◆ Description of the task ◆
Search the data for the word "this". Reproduce every line where it is found.

◆ Excerpted data ◆
* START *
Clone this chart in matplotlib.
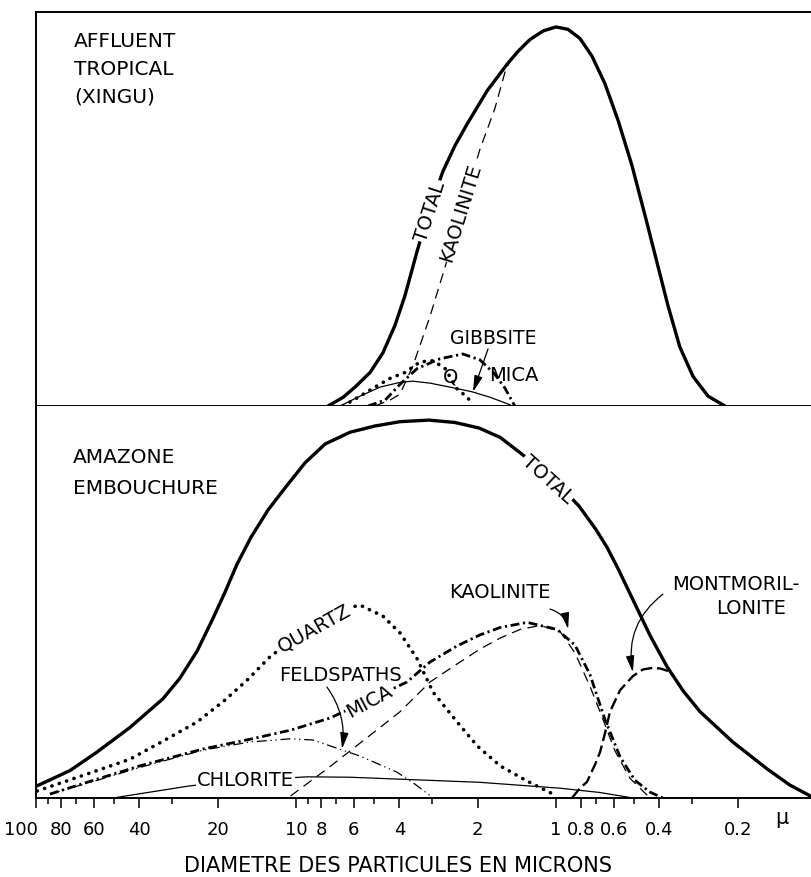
* END *
* START *
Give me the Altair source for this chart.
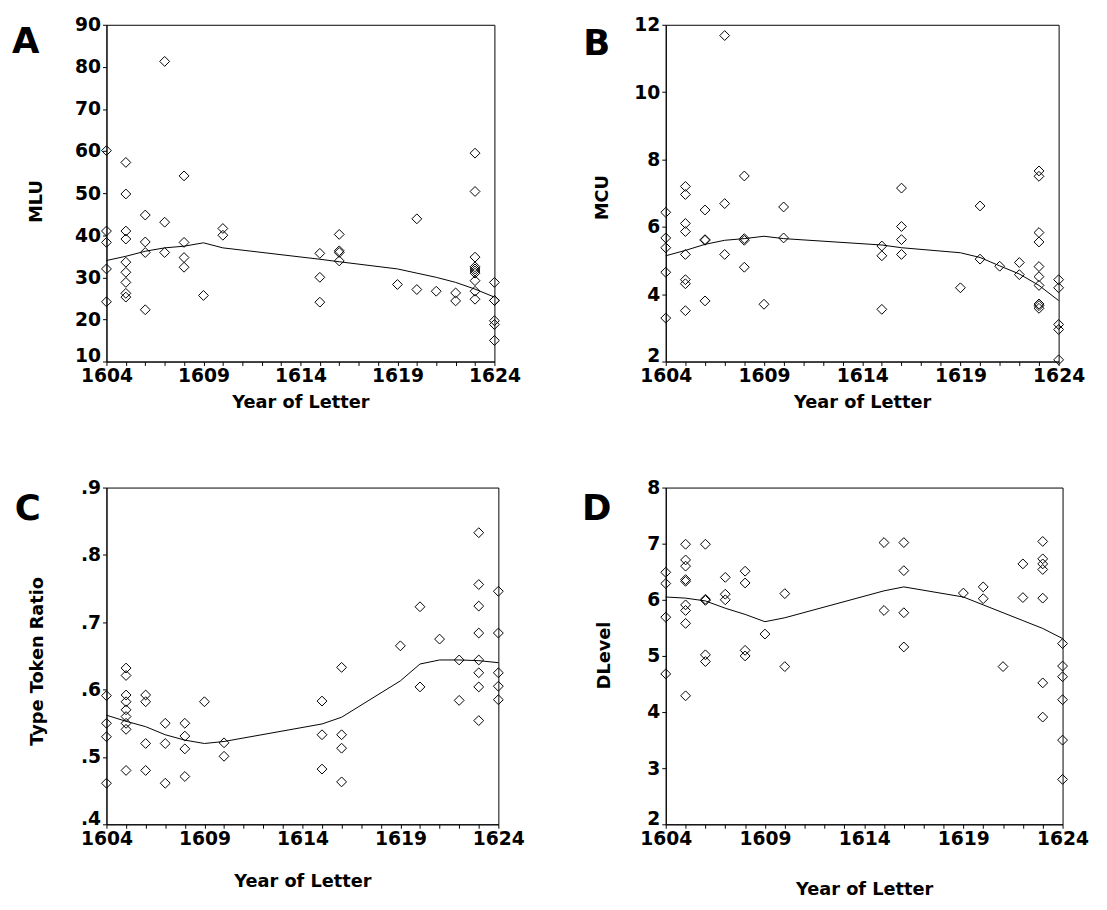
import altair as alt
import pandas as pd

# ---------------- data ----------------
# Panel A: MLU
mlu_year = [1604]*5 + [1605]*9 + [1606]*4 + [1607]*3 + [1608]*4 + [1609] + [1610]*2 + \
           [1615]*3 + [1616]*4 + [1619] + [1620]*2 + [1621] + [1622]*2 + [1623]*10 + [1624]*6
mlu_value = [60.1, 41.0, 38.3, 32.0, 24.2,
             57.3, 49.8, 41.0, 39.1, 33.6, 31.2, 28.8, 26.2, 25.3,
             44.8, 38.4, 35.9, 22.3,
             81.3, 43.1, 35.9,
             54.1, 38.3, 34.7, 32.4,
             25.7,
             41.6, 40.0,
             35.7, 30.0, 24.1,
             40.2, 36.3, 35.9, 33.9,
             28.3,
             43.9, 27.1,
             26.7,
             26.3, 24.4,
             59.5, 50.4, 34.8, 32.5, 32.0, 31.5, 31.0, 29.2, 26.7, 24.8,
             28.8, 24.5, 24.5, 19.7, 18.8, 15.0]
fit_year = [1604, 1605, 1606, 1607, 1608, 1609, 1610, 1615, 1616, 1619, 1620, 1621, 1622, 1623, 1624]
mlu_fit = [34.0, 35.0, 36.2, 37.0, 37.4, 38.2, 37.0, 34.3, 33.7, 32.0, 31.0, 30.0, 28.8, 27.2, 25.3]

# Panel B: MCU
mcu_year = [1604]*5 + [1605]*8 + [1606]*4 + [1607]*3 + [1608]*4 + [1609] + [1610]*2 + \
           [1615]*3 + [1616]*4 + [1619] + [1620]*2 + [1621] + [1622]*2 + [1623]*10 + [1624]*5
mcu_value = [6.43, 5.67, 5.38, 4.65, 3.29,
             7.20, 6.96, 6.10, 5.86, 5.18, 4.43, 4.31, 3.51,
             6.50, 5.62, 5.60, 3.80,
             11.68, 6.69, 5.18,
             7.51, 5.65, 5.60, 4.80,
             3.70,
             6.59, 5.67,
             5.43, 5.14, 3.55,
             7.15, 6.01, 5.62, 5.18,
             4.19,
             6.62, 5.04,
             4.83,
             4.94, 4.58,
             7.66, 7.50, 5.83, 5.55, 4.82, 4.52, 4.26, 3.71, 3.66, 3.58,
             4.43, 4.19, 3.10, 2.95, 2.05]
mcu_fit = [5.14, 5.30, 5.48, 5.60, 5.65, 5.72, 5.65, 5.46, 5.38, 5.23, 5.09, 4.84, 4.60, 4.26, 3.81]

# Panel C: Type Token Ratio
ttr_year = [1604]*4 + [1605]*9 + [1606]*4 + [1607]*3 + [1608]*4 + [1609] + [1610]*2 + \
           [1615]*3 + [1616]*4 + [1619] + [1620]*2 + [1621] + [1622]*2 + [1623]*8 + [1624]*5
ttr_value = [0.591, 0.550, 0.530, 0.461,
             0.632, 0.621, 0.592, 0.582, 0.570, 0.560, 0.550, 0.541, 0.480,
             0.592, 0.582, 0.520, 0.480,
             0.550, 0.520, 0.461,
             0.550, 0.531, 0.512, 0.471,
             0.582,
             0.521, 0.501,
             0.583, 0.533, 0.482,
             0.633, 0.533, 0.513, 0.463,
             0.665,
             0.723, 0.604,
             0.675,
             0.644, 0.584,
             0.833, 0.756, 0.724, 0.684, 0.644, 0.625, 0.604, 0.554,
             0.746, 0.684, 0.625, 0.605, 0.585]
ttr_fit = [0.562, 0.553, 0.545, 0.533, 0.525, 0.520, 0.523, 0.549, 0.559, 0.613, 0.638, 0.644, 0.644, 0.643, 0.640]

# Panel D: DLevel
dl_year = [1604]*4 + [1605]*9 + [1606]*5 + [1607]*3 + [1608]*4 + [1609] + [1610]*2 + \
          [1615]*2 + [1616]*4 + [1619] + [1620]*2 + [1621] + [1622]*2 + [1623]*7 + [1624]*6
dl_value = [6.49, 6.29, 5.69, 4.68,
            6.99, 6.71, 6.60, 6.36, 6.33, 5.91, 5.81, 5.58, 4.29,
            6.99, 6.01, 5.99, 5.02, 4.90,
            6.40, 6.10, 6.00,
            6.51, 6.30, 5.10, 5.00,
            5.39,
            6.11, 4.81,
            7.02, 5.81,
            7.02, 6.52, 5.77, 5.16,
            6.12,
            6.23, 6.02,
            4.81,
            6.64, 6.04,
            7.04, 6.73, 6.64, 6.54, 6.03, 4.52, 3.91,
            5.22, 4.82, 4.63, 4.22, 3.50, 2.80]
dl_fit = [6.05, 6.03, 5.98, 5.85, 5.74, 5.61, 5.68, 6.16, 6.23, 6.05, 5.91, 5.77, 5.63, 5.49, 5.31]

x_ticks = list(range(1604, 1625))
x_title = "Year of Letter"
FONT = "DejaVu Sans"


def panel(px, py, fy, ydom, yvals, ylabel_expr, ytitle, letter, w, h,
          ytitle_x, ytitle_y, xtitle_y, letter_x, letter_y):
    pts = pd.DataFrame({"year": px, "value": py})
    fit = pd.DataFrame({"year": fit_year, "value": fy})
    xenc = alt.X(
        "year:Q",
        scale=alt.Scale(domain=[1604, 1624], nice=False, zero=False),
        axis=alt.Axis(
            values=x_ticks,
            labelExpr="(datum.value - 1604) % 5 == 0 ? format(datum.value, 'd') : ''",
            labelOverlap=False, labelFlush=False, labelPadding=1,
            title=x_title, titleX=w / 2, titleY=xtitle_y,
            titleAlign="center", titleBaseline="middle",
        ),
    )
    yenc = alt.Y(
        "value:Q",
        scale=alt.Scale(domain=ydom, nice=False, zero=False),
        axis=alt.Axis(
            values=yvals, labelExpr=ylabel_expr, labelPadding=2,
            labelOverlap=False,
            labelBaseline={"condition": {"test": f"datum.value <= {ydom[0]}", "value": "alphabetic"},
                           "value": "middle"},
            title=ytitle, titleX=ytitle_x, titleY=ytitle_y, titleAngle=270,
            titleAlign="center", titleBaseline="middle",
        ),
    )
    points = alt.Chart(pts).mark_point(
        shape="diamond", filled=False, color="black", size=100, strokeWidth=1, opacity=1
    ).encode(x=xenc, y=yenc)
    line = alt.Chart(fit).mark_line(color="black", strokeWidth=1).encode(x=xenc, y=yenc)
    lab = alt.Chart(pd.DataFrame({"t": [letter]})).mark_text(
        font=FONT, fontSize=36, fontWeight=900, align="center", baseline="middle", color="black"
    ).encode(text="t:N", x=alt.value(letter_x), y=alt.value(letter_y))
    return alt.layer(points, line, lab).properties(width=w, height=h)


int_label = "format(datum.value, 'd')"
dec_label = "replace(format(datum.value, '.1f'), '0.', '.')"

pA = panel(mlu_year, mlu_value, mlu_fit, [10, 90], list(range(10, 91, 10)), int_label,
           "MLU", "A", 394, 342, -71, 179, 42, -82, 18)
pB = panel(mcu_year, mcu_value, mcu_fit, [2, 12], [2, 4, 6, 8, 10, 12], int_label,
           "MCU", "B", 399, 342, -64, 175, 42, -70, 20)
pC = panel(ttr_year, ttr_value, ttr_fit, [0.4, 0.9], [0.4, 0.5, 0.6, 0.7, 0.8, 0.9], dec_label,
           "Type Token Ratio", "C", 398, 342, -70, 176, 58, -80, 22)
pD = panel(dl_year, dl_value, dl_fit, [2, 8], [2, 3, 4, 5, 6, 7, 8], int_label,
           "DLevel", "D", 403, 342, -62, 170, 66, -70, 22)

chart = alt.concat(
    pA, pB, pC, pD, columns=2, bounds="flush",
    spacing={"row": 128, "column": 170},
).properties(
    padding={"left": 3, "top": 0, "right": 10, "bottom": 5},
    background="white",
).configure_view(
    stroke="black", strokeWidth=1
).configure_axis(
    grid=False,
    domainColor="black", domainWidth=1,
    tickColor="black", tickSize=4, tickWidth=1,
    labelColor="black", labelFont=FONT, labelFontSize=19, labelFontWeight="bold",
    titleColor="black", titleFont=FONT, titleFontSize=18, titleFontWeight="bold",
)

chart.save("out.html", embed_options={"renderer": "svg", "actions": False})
* END *
* START *
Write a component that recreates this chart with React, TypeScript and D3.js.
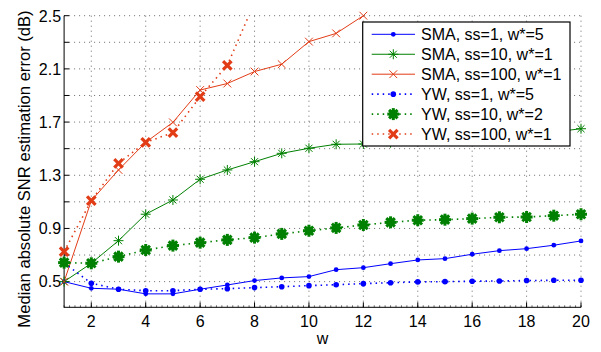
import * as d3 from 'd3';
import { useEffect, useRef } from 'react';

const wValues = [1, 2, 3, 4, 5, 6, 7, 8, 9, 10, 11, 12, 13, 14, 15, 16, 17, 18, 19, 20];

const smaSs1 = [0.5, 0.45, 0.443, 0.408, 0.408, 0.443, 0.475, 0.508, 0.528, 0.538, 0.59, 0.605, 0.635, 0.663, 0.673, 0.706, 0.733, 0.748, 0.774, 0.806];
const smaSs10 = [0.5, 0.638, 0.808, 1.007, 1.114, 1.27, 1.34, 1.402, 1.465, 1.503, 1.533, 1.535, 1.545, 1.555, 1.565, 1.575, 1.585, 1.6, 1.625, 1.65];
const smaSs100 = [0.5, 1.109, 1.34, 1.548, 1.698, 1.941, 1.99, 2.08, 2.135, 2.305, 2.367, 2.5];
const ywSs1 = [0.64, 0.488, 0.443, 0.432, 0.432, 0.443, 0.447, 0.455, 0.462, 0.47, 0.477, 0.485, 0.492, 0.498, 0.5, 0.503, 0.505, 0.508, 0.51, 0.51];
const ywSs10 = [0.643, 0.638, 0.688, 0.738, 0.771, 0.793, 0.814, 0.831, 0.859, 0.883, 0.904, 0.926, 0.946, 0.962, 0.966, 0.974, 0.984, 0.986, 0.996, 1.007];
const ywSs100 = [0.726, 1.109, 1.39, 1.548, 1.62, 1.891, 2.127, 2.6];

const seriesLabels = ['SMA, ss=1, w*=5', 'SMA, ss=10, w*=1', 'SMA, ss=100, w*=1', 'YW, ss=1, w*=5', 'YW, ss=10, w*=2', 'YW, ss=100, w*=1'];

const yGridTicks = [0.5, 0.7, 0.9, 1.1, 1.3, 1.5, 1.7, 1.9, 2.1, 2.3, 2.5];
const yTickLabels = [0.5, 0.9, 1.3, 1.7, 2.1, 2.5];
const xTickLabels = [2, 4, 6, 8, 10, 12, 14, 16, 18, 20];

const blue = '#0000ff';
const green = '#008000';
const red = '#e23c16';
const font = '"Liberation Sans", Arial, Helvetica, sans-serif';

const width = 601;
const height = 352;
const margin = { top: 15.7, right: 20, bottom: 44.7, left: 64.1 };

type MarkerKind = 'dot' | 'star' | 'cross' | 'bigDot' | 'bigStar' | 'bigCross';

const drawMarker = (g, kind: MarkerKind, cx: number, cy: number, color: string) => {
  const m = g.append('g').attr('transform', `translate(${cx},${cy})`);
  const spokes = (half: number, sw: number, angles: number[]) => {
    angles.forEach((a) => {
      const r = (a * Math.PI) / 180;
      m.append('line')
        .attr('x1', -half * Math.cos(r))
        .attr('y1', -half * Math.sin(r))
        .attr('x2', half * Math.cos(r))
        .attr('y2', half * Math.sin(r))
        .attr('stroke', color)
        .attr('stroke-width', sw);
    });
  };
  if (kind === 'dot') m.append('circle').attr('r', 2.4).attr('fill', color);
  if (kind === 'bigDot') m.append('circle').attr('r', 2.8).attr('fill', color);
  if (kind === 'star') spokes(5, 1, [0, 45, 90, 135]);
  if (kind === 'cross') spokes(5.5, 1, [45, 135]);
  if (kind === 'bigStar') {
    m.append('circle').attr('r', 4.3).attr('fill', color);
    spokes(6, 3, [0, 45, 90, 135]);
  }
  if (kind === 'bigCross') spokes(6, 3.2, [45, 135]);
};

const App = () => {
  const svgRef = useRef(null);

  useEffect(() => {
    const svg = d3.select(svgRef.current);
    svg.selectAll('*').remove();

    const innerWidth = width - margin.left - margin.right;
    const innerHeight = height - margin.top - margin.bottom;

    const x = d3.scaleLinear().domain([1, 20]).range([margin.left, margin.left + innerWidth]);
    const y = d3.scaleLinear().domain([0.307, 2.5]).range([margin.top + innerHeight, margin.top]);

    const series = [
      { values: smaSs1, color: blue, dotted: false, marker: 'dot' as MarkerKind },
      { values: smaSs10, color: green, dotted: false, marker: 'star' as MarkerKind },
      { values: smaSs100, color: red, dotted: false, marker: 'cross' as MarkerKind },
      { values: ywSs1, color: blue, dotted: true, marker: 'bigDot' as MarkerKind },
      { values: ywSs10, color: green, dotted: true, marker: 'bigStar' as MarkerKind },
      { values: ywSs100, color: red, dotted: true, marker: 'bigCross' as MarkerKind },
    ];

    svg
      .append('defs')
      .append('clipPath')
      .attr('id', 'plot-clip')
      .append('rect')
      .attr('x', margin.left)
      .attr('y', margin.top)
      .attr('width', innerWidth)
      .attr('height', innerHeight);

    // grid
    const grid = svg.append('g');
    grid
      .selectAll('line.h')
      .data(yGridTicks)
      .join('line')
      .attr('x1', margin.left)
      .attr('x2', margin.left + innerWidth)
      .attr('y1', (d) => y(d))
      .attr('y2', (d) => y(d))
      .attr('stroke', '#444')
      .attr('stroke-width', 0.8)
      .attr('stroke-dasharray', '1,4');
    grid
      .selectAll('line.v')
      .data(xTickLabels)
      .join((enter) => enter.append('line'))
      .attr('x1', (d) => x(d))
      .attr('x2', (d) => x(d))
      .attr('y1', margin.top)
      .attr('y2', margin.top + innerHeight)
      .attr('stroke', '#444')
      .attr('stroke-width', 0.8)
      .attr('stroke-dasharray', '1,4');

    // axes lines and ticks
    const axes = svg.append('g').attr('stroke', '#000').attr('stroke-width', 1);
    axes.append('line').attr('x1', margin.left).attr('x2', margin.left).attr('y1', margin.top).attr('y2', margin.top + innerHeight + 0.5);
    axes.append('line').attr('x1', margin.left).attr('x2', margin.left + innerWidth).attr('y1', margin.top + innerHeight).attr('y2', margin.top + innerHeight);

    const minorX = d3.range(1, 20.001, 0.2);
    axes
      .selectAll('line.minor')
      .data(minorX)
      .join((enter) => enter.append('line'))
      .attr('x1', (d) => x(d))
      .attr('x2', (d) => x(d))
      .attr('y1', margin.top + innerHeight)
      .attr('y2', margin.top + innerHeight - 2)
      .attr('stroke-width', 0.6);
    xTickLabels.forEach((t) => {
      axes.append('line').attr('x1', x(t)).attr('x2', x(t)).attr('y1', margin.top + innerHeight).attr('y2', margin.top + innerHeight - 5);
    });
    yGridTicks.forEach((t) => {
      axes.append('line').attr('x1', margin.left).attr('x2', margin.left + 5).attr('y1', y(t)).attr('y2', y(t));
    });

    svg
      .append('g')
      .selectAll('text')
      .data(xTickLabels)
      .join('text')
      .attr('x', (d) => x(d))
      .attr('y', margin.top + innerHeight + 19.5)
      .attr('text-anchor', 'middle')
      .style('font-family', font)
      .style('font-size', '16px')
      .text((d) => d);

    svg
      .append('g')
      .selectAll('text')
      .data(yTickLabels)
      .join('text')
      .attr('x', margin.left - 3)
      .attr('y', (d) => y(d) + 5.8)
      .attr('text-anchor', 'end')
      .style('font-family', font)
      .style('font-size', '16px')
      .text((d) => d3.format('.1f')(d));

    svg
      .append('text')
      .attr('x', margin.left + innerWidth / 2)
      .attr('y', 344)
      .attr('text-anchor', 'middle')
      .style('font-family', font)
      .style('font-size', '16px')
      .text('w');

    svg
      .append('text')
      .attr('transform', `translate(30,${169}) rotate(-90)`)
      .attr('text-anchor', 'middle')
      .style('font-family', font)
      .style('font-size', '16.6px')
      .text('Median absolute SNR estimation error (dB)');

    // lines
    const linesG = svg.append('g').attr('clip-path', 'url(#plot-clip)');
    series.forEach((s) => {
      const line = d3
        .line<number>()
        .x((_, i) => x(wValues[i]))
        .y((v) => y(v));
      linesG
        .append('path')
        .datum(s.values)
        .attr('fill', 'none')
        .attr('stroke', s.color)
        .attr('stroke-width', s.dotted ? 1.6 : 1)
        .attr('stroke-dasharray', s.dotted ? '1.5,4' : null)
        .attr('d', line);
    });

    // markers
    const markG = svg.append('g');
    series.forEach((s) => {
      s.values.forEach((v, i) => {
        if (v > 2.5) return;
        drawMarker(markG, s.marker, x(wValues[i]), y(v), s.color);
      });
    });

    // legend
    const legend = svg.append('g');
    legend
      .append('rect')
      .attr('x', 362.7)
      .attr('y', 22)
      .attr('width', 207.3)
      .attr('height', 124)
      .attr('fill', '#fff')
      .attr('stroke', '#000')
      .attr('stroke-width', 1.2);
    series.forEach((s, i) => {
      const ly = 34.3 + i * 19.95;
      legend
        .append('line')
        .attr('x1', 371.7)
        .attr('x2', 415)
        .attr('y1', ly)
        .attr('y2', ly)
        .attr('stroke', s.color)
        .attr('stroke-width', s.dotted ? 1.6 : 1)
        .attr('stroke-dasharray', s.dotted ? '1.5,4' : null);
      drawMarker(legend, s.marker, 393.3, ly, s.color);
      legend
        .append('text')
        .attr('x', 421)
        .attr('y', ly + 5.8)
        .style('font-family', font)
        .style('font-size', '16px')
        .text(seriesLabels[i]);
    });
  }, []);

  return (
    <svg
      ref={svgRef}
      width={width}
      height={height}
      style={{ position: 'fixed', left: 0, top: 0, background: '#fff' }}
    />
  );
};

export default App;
* END *
◆ Answer in full ◆
Clone this chart in matplotlib.
Give me the Altair source for this chart.
Write a component that recreates this chart with React, TypeScript and D3.js.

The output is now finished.